Balance Sheet Reform: A Breakthrough Change in Fed Strategy
Zach Griffiths, head of corporate bonds and macroeconomic strategy at CreditSights, emphasizes Warsh’s consistent criticism of the Federal Reserve’s balance sheet expansion. Since the global financial crisis, the Fed has continuously increased its assets, taking on substantial portfolios. Warsh aims to reverse this trend and implement comprehensive reforms, although such efforts will face serious institutional and market obstacles.
A potential reduction of the central bank’s balance sheet will not be a simple administrative process. Proposed measures could directly impact long-term lending rates and destabilize core markets on which global financial institutions rely in their daily funding operations. Treasury markets, repo markets, and other segments of the money market could experience significant disruptions.
Clash of Goals: Market Transmission vs. Cost Reduction Objectives
If policymakers indeed agree to shrink the balance sheet, the effects of market impulse transmission could directly conflict with the declared goals of the Fed and the government—reducing long-term borrowing costs. This strategic goal clash creates a paradox: actions aimed at balance sheet cleansing could lead to increased financial burdens for governments and corporations.

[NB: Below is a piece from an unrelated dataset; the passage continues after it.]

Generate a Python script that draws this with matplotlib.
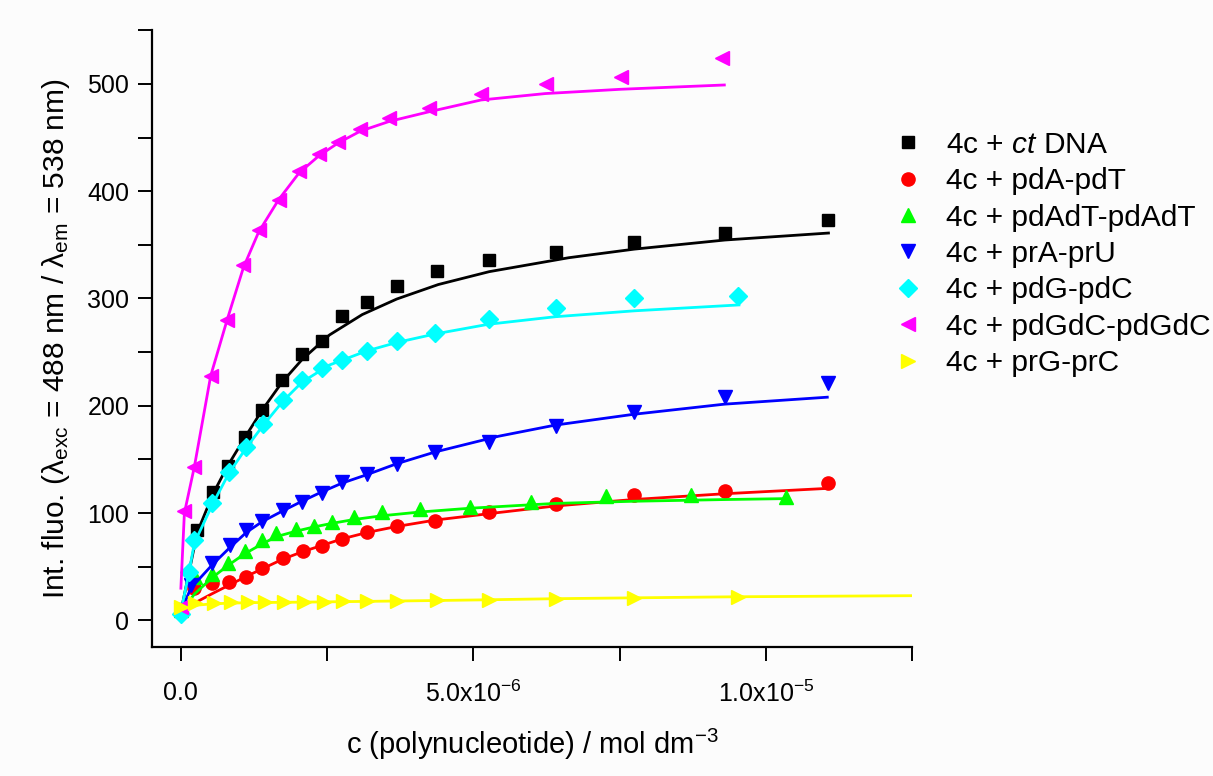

This scenario forces us to consider the need for deeper intervention by the Treasury or other federal institutions in managing financial markets. Such direct regulatory actions promise stability but also carry the risk of unintended consequences.
Financial Challenges and Pressure on the Federal Budget
In the context of rising borrowing needs and a national public debt exceeding $30 trillion, any additional government intervention will face enormous logistical and fiscal challenges. Resources needed to ease market pressures and maintain financial stability will become increasingly limited.
PGIM, a leading investment management firm, suggests that if Warsh’s stance is actually implemented in practice, the pressure for effective management of these complex issues will inevitably shift to the Treasury. This means future fiscal policy will have to assume a significant part of the systemic stability responsibility that has traditionally been supported by the Fed’s balance sheet. Such a shift in responsibility will require new solutions and more coordinated approaches among federal institutions.